Informally, in your example
62000000 / 30999998 = 1 / (2 + 1 / (7749999 + 1 / 2))

Whenever a large number pops up in the continued fraction expression of a number, one can find a good approximation using a fraction by substituting that number with infinity

1 / (2 + 1 / Infinity) = 1 / (2 + 0) = 1 / 2


You can do that with irrational numbers as well:

pi = 3 + 1 / (7 + 1 / (15 + 1 / (1 + 1 / (292 + 1 / (1 + ...)))))

If you replace 292 with infinity, you get

pi ~= 3 + 1 / (7 + 1 / (15 + 1 / (1 + 0))) = 355 / 113 = 3.14159292035398230088...

Divide both numbers by two? Which is just a right shift.

You could always right shift if your shifting out zeros (on both numbers).

If not, you get truncation, which may be still good enough approximation. (You should not shift out the last bit though)

.NET has the BigInteger structure that could do this for me but I decided to use Visual Basic 6 to get many times better performance while still being able to design the interface quickly so I will probably have to implement something on top of 32-bit integers or find some existing library if I want to extend the numbers.

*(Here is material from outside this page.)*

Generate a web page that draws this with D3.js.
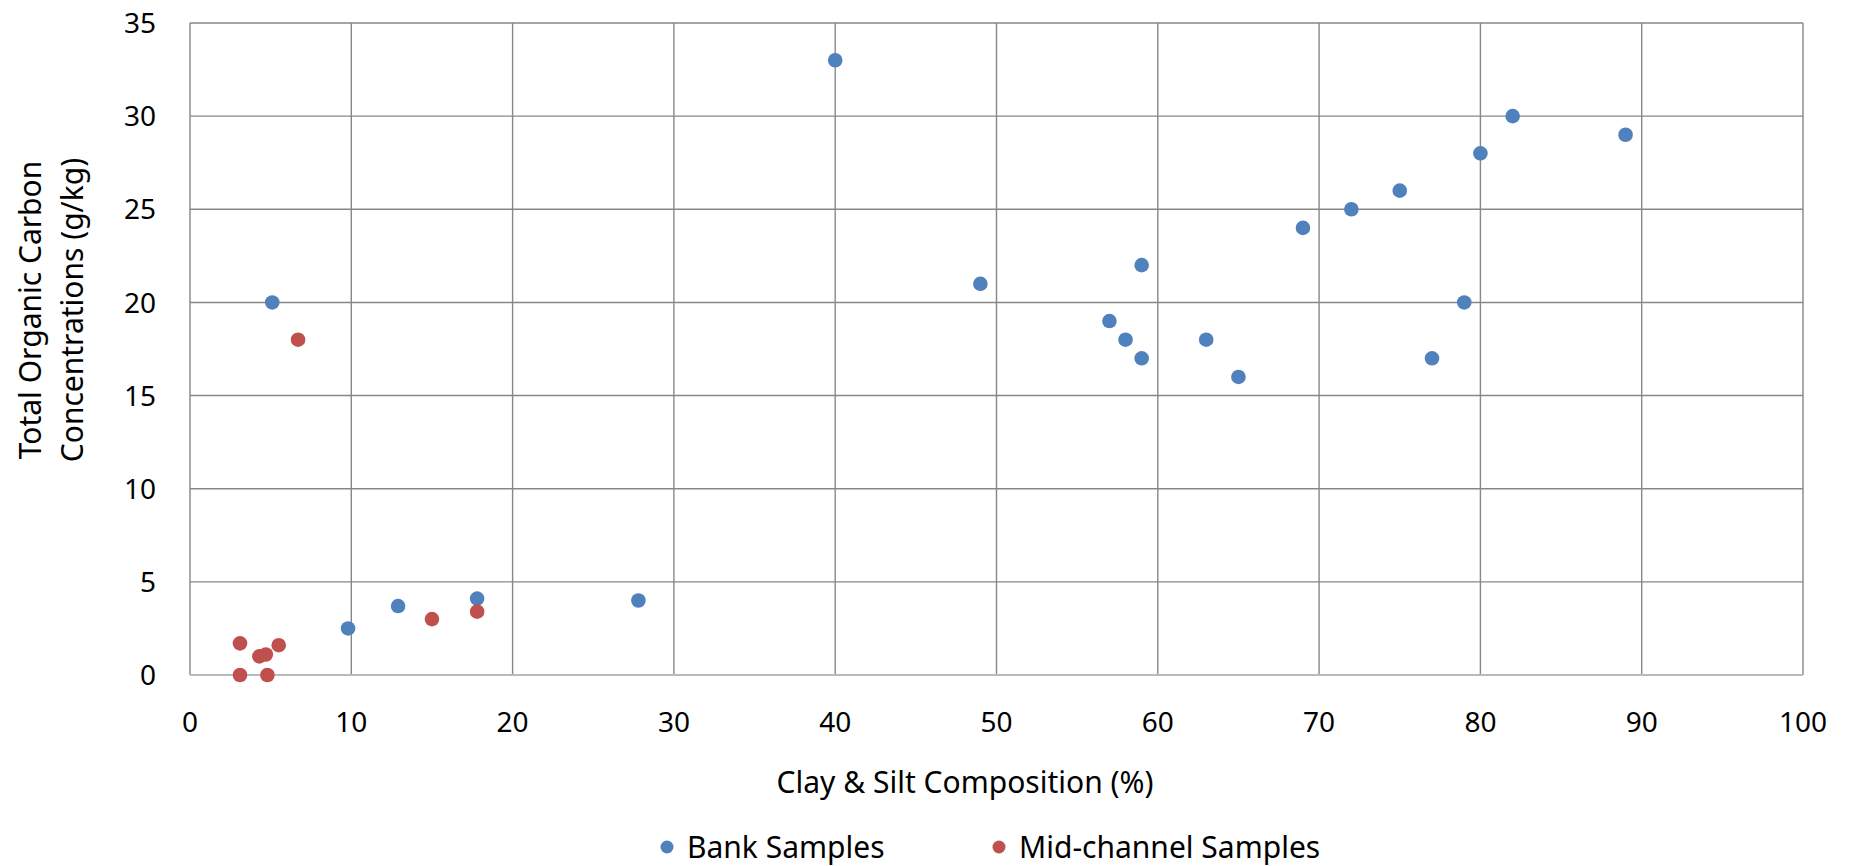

Divide both numbers by two? Which is just a right shift.

You could always right shift if your shifting out zeros (on both numbers).

If not, you get truncation, which may be still good enough approximation. (You should not shift out the last bit though)

It tried that but the precision was not good enough.

Since vertices starts to truncate after just three cuts into a cube, maybe I get the most precision from falling back on the old 64-bit float solution for vertice locations and just keep the persistent data that does not accumulate errors in fraction format.